Project Description:  

This exciting interdisciplinary global health PhD will provide the student with an excellent underpinning in metabolic psychiatry, a new and exciting area focusing on the shared aetiology of metabolic and mental health. There is growing interest in the causes and consequences of multimorbidity, but huge research gaps remain, especially in diverse ethnic groups. This PhD addresses these issues, focusing on the inter relationships between obesity and the mood-psychosis spectrum of severe mental illness (SMI; schizophrenia, bipolar disorder and severe depression). 

This topic represents an area of high priority for patients and their families because people with SMI have very high rates of obesity, type 2 diabetes and increased mortality from cardiovascular disease. There is some evidence to support shared causal and/or bi directional mechanisms between metabolic dysfunction (e.g. obesity, type 2 diabetes) and psychopathology.
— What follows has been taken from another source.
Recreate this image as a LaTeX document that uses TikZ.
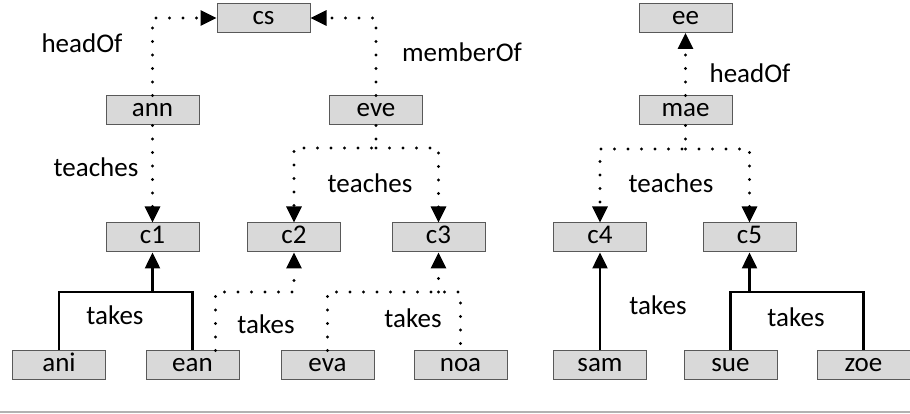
\documentclass[tikz,border=0pt]{standalone}
\usepackage{fontspec}
\setmainfont{Carlito}
\usetikzlibrary{arrows.meta}

\begin{document}
\begin{tikzpicture}[x=1pt,y=1pt,
    box/.style={draw=black!65, fill=black!15, line width=1pt, minimum width=93pt, minimum height=29pt, inner sep=0pt, text height=15pt, text depth=2pt, font=\fontsize{27}{29}\selectfont},
    lbl/.style={font=\fontsize{27}{29}\selectfont, inner sep=0pt},
    dotline/.style={line width=3.2pt, line cap=round, dash pattern=on 0pt off 13.5pt},
    solidln/.style={line width=2.5pt},
    >={Triangle[length=16pt,width=15pt]}]
    \useasboundingbox (0,0) rectangle (910,414);

    % Departments and people
    \node[box] (cs) at (263.5,396) {cs};
    \node[box] (ann) at (152.5,303.5) {ann};
    \node[box] (eve) at (376,303.5) {eve};
    \node[box] (ee) at (685.5,396) {ee};
    \node[box] (mae) at (685.5,303.5) {mae};

    % Courses
    \node[box] (c1) at (152.5,176.5) {c1};
    \node[box] (c2) at (294,176.5) {c2};
    \node[box] (c3) at (438.5,176.5) {c3};
    \node[box] (c4) at (600,176.5) {c4};
    \node[box] (c5) at (749.5,176.5) {c5};

    % Students
    \node[box] (ani) at (59,48.5) {ani};
    \node[box] (ean) at (192.5,48.5) {ean};
    \node[box] (eva) at (327.5,48.5) {eva};
    \node[box] (noa) at (460.5,48.5) {noa};
    \node[box] (sam) at (600,48.5) {sam};
    \node[box] (sue) at (730.5,48.5) {sue};
    \node[box] (zoe) at (863.5,48.5) {zoe};

    % headOf / memberOf
    \draw[dotline,->] (ann.north) |- (cs.west);
    \draw[dotline,->] (eve.north) |- (cs.east);
    \draw[dotline,->] (mae.north) -- (ee.south);

    % teaches
    \draw[dotline,->] (ann.south) -- (c1.north);
    \draw[dotline,->] (eve.south) -- (eve.south |- 0,266) -| (c2.north);
    \draw[dotline,->] (eve.south |- 0,266) -| (c3.north);
    \draw[dotline,->] (mae.south) -- (mae.south |- 0,265) -| (c4.north);
    \draw[dotline,->] (mae.south |- 0,265) -| (c5.north);

    % takes
    \draw[solidln] (ani.north) |- (ean.north |- 0,122) -- (ean.north);
    \draw[solidln,->] (c1.south |- 0,122) -- (c1.south);
    \draw[dotline,->] ([xshift=23pt]ean.north) |- (c2.south |- 0,122) -- (c2.south);
    \draw[dotline] (eva.north) |- (noa.north |- 0,122) -- (noa.north);
    \draw[dotline,->] (c3.south |- 0,122) -- (c3.south);
    \draw[solidln,->] (sam.north) -- (c4.south);
    \draw[solidln] (sue.north) |- (zoe.north |- 0,122) -- (zoe.north);
    \draw[solidln,->] (c5.south |- 0,122) -- (c5.south);

    % Labels
    \node[lbl] (l1) at (82,371) {headOf};
    \node[lbl] (l2) at (462,362) {memberOf};
    \node[lbl] (l3) at (750,341) {headOf};
    \node[lbl] (l4) at (96,247) {teaches};
    \node[lbl] (l5) at (370,231) {teaches};
    \node[lbl] (l6) at (671,231) {teaches};
    \node[lbl] (l7) at (115,99) {takes};
    \node[lbl] (l8) at (266,90) {takes};
    \node[lbl] (l9) at (413,96) {takes};
    \node[lbl] (l10) at (658,109) {takes};
    \node[lbl] (l11) at (796,97) {takes};

    % Base rule
    \draw[black!30, line width=1.5pt] (0,2) -- (910,2);
\end{tikzpicture}
\end{document}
However, many unanswered questions remain, for example it is not clear if these relationships are consistent globally nor whether lifestyle and diet partially explain the causal relationships. The student will use cutting-edge methods for causal inference, and for interrogating causal effects in ethnically diverse populations – both across the UK and across multiple global settings. The focus on diverse populations is a key priority area for genetic epidemiology, which has historically been biased towards white European populations. 

The student will use large cohort studies and genetic summary statistics in 100,000s of people to address several questions:

  1. Is there a bidirectional causal relationship between the SMIs and obesity, and does this relationship vary by ethnic group in the UK and global settings?
  2. What modifiable risk factors (e.g. physical activity, diet, smoking, medications) explain or mediate the relationship between SMIs and obesity, and do causal pathways differ across ethnic groups?
  3. Which factors mitigate against the negative impacts of SMIs on obesity and vice versa, and do these resilience-promoting factors differ across ethnic groups? 

Identifying causal associations in populations with diverse ancestries will provide important information about the complex and potentially setting-specific relationships between obesity and SMIs, thereby informing global decisions on medical management and public health strategies for both conditions over the life course. This builds on work led by the supervisory team members in Exeter, Bristol and Cardiff exploring the role of genetic and environmental factors in higher BMI on depression in Europeans and South and East Asians and in considering mental-metabolic multimorbidity across the life course.